L’enquête journalistique d’Hélène Ferrarini lève l’amnésie sur un pan de cette histoire de France absent des livres et des cours d’Histoire en mettant en lumière un rouage peu connu de la machine coloniale du XXe siècle : le système des «homes» développé depuis les années 1930 et dont subsiste encore un établissement dans les terres, à Saint-Georges, sur les berges du fleuve Oyapock en Guyane.
Le nom de ces pensionnats, évocateur d’un chez-soi confortable et aimé, prête tristement à confusion. Au sein des homes se trouvaient scolarisés de gré ou de force, sous l’égide de congrégations catholiques, enfants amérindiens et descendants d’esclaves marrons coupés de leur famille, de leur village, de leur culture, de leur langue et de la vie en forêt. Comme souvent, l’objectif affiché est d’apparence charitable : des missionnaires chrétiens souhaitent apporter la connaissance de leur dieu ainsi que la science occidentale à des tribus autochtones jusqu’ici peu contactées. Quant à l’État français, depuis le passage de l’empire colonial à la loi de départementalisation de 1946, et ce malgré la séparation de l’Église et de l’État, il se décharge volontiers de son devoir de scolarisation sur cette institution séculaire, déjà implantée dans ces régions difficilement accessibles et désireuse de poursuivre son œuvre d’évangélisation. Malgré une tentative de mise à distance par un préfet hostile à la main-mise religieuse sur les populations autochtones, l’Église s’est ainsi retrouvée, dans le cadre légal d’une instrumentalisation du droit de l’enfance en danger, financée par de l’argent public avec pour mission d’assurer l’alphabétisation et la francisation de générations d’enfants arrachés au foyer et à la responsabilité de leurs parents.

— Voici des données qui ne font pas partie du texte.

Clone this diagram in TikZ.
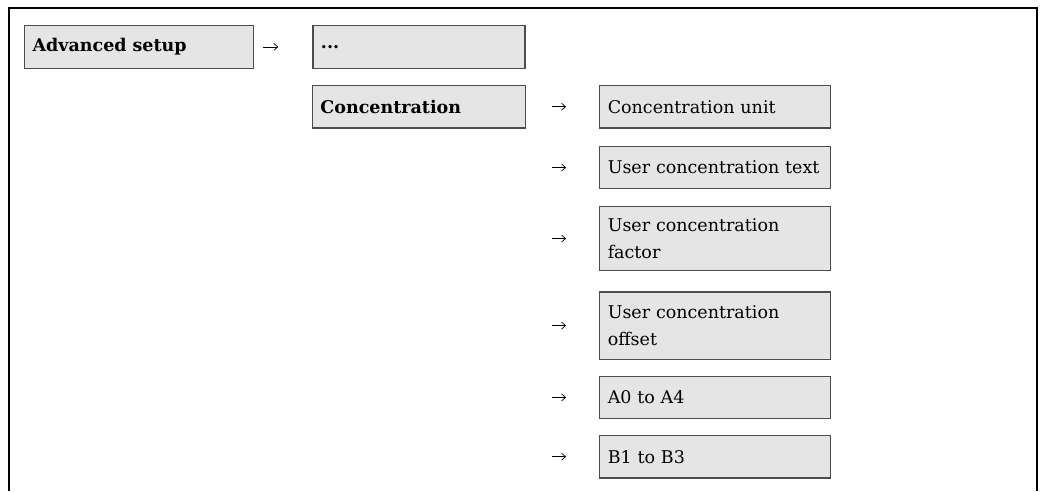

‘Si la scolarisation des garçons par les prêtres est un prétexte à une mise en pratique plus ou moins respectée, celle des filles par les sœurs apparaît comme le summum de la mystification.’
Mais la « parole en archipel » d’ancien·nes pensionnaires des homes masculins et féminins de Guyane que parvient à faire émerger l’autrice dans cet ouvrage commence à dessiner la carte d’un paysage encore plus sombre dans l’« océan de silences » qui la précédait. La concentration de violence symbolique, psychologique, spirituelle et physique subie par deux milliers d’enfants guyanais scolarisés dans ces conditions et dénoncée par une frange récente du militantisme autochtone rappelle le cas similaire, plus documenté, des pensionnats catholiques du Canada où ont été enrôlés et endoctrinés plusieurs dizaines de milliers de jeunes des Premières Nations. En outre, si la scolarisation des garçons par les prêtres est un prétexte à la mise en pratique plus ou moins respectée, celle des filles par les sœurs apparaît comme le summum de la mystification : ne dépassant généralement pas le niveau primaire, les filles y recevaient avant tout des leçons ménagères occidentales absurdes en forêt tropicale et une éducation à la soumission à un mari chrétien ou à un employeur venu de France pour une vie vouée de force à la servitude. Il reste que, pour l’un ou l’autre sexe, le portrait esquissé par les témoignages croisés de cette politique d’« assimilation » dite républicaine ressemble bien plus à un assujettissement qu’à une intégration, et moins à une élévation par l’instruction qu’à une tentative d’annihilation des cultures amérindiennes, de leurs langues et de leurs philosophies.
À quand la fermeture du dernier home et une Commission de vérité et de réconciliation pour établir la responsabilité de l’Église comme de l’État français dans ce traumatisme culturel récent infligé aux peuples de Guyane, afin de libérer et apaiser les esprits ?
Harmony Devillard
‘Allons enfants de la Guyane : Éduquer, évangéliser, coloniser les Amérindiens dans la République‘ d’Hélène Ferrarini, préface d’Alexis Tiouka, éditions Anacharsis, coll. « Les ethnographiques », Toulouse, 2022, avec le soutien du CNL.